If the diviner acts before the other character, he could yell to others about his vision, but that doesn't mean they are unsurprised (as the ability does not grant that effect to others). He also could make his knowledge check and warn others of possible dangers (hey, that is a medusa, avert your eyes!), but normally that has to be done during his action.

If the other character acts before the diviner, that means his awareness was even quicker than the diviner's vision. Or that the diviner was simply too slow to react to his vision, maybe he was still seeing things that are not there while the orcs attacked the group.

• +1 for reminding that you can't generally speak out of turn since it's a (Free) Action – Ifusaso May 27 '17 at 23:02

Your GM doesn't need to RP the actual forewarning if they don't want to; if they do, it seems to function as more of 'spidey sense'. The character would know to whip out his weapon, spellbook, or cast a spell at a time when others may have been oblivious.

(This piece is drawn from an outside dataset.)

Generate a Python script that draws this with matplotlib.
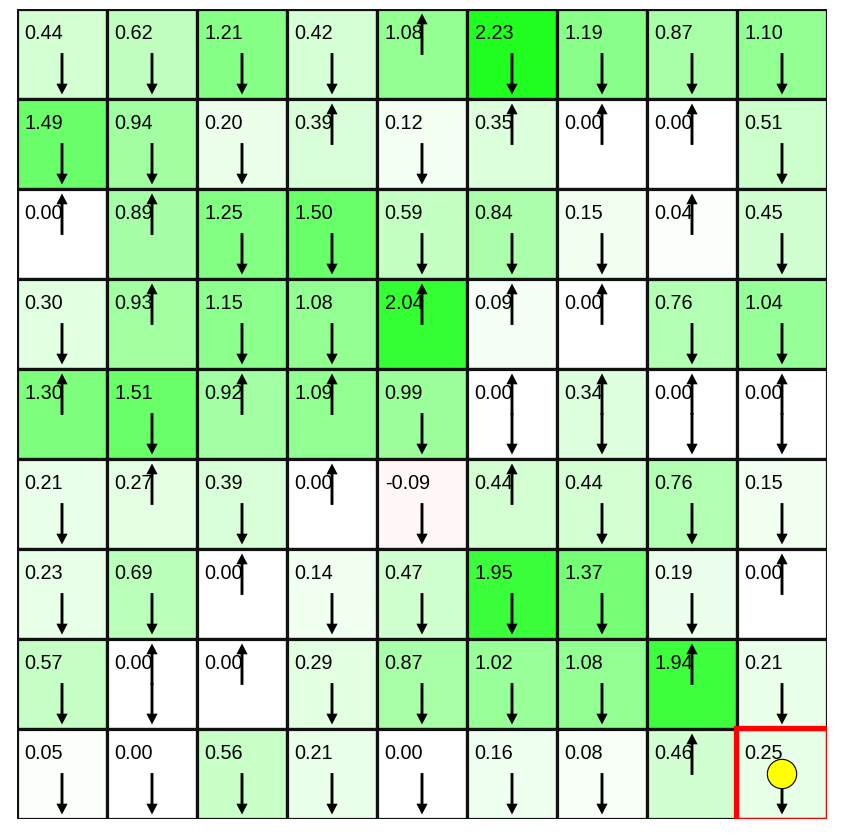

You would all roll the necessary rolls (stealth, bluff, perception, sense motive, etc) then Initiative because you're being ambushed (or you wouldn't have a Surprise round). The Diviner acts on their rolled Initiative in the surprise round but they don't have time to warn anyone, or if they do it's not enough to prepare them any more than someone who passed their Perception saying 'look at that orc in the shadows'.

• With emphasis on "you're being ambushed (or you wouldn't have a Surprise round)." Surprise rounds only happen when one side is lying in wait for the other. During your basic "kick in the door" encounter, the diviner is no better off than anyone else. – PlutoThePlanet May 26 '17 at 18:58

Not every situation needs to give him a forewarning or a special "warning session". The ability has a mechanical way to handle it and it works well enough. Some GM (myself) hate using the surprise round mechanics because they are wonky, but with a diviner, that character gets an opportunity to do something before it "goes down". If he uses that action to talk about his feelings, rather than throw up some type of protection spell - such as mage armor or shield - then that's it.

Also, remember that not all combats start with a surprise round.

However, if the GM wishes to use this to foreshadow event or as a plot hook or as a way to nudge you forward, then that discussion is different.